** Required task **
Quote word for word the lines below, beginning with the first and ending with the one that has "from matplotlib.patches import". Drop the pictures.

** Dataset extract **
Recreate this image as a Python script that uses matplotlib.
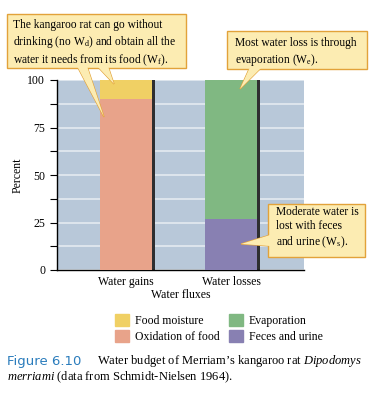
import matplotlib
matplotlib.use("Agg")
import matplotlib.pyplot as plt
from matplotlib.patches import Patch, Polygon, FancyBboxPatch

plt.rcParams["font.family"] = ["Liberation Serif", "DejaVu Serif"]
plt.rcParams["mathtext.fontset"] = "custom"
plt.rcParams["mathtext.rm"] = "Liberation Serif"
plt.rcParams["mathtext.it"] = "Liberation Serif:italic"

# Data (percent of water budget)
categories = ["Water gains", "Water losses"]
lower_labels = ["Oxidation of food", "Feces and urine"]
upper_labels = ["Food moisture", "Evaporation"]
lower_values = [90, 27]
upper_values = [10, 73]
lower_colors = ["#e8a38a", "#8880b2"]
upper_colors = ["#f0d064", "#80b882"]

W, H = 378, 394
fig = plt.figure(figsize=(W / 100, H / 100), dpi=100)


def px(x, y):
    # figure pixel (from top-left) -> figure fraction
    return (x / W, 1 - y / H)


ax = fig.add_axes([57 / W, 1 - 270 / H, (304 - 57) / W, (270 - 80) / H])
ax.set_facecolor("#b8c8d9")

x = list(range(len(categories)))
width = 0.5
shadow_x = [v + 0.025 for v in x]
totals = [a + b for a, b in zip(lower_values, upper_values)]
ax.bar(shadow_x, totals, width, color="#2e2e30", zorder=2)
ax.bar(x, lower_values, width, color=lower_colors, zorder=3)
ax.bar(x, upper_values, width, bottom=lower_values, color=upper_colors, zorder=3)

ax.set_xlim(-0.657, 1.695)
ax.set_ylim(0, 100)
ax.set_yticks([0, 25, 50, 75, 100])
ax.set_yticks([12.5, 37.5, 62.5, 87.5], minor=True)
ax.yaxis.grid(True, which="both", color="#e4eaf0", linewidth=1.2, zorder=1)
ax.set_axisbelow(True)
ax.set_xticks(x)
ax.set_xticklabels(categories)
ax.tick_params(axis="x", length=0, labelsize=8.5, pad=4)
ax.tick_params(axis="y", which="both", length=5, width=0.8, labelsize=8.5, direction="out")
for s in ["top", "right"]:
    ax.spines[s].set_visible(False)
ax.spines["left"].set_linewidth(1.0)
ax.spines["bottom"].set_linewidth(1.0)
ax.set_xlabel("Water fluxes", fontsize=8.5, labelpad=1)
fig.text(*px(18, 175), "Percent", rotation=90, fontsize=8.5, ha="center", va="center")

# Callout boxes
box_fc = "#fcecb2"
box_ec = "#e2a23a"


def callout(x0, y0, x1, y1, wedges, lines, tx, ty):
    bl = px(x0, y1)
    tr = px(x1, y0)
    fig.patches.append(FancyBboxPatch(bl, tr[0] - bl[0], tr[1] - bl[1],
                                      boxstyle="square,pad=0", fc=box_fc, ec=box_ec,
                                      lw=1.0, transform=fig.transFigure, zorder=5))
    for pts in wedges:
        fig.patches.append(Polygon([px(*p) for p in pts], closed=True, fc=box_fc,
                                   ec=box_ec, lw=0.9, transform=fig.transFigure,
                                   zorder=4))
        # cover the box border where the wedge joins
        fig.patches.append(Polygon([px(*p) for p in pts], closed=True, fc=box_fc,
                                   ec="none", transform=fig.transFigure, zorder=6))
    fig.text(*px(tx, ty), lines, fontsize=8.3, va="top", ha="left",
             linespacing=1.25, zorder=7)


callout(7, 14, 186, 68,
        [[(77, 66), (104, 117), (87, 66)], [(97, 66), (114, 84), (108, 66)]],
        "The kangaroo rat can go without\ndrinking (no W$_\\mathrm{d}$) and obtain all the\n"
        "water it needs from its food (W$_\\mathrm{f}$).", 13, 19)
callout(227, 31, 367, 69,
        [[(250, 67), (240, 89), (262, 67)]],
        "Most water loss is through\nevaporation (W$_\\mathrm{e}$).", 235, 37)
callout(268, 204, 365, 257,
        [[(270, 235), (241, 244), (270, 246)]],
        "Moderate water is\nlost with feces\nand urine (W$_\\mathrm{s}$).", 276, 206)

# Legend
handles = [Patch(color=upper_colors[0], label=upper_labels[0]),
           Patch(color=lower_colors[0], label=lower_labels[0]),
           Patch(color=upper_colors[1], label=upper_labels[1]),
           Patch(color=lower_colors[1], label=lower_labels[1])]
fig.legend(handles=handles, ncol=2, loc="upper left", bbox_to_anchor=px(104, 303),
           frameon=False, fontsize=8.5, handlelength=1.2, handleheight=1.2,
           handletextpad=0.5, columnspacing=0.8, labelspacing=0.3)

# Caption
fig.text(*px(7, 361), "Figure 6.10", family="DejaVu Sans", color="#2a7cbc",
         fontsize=9.5, va="center")
fig.text(*px(97, 361), "Water budget of Merriam\u2019s kangaroo rat $\\it{Dipodomys}$",
         fontsize=9, va="center")
fig.text(*px(7, 377), "$\\it{merriami}$ (data from Schmidt-Nielsen 1964).",
         fontsize=9, va="center")

fig.savefig("out.png", dpi=100)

** Task result **
Recreate this image as a Python script that uses matplotlib.
import matplotlib
matplotlib.use("Agg")
import matplotlib.pyplot as plt
from matplotlib.patches import Patch, Polygon, FancyBboxPatch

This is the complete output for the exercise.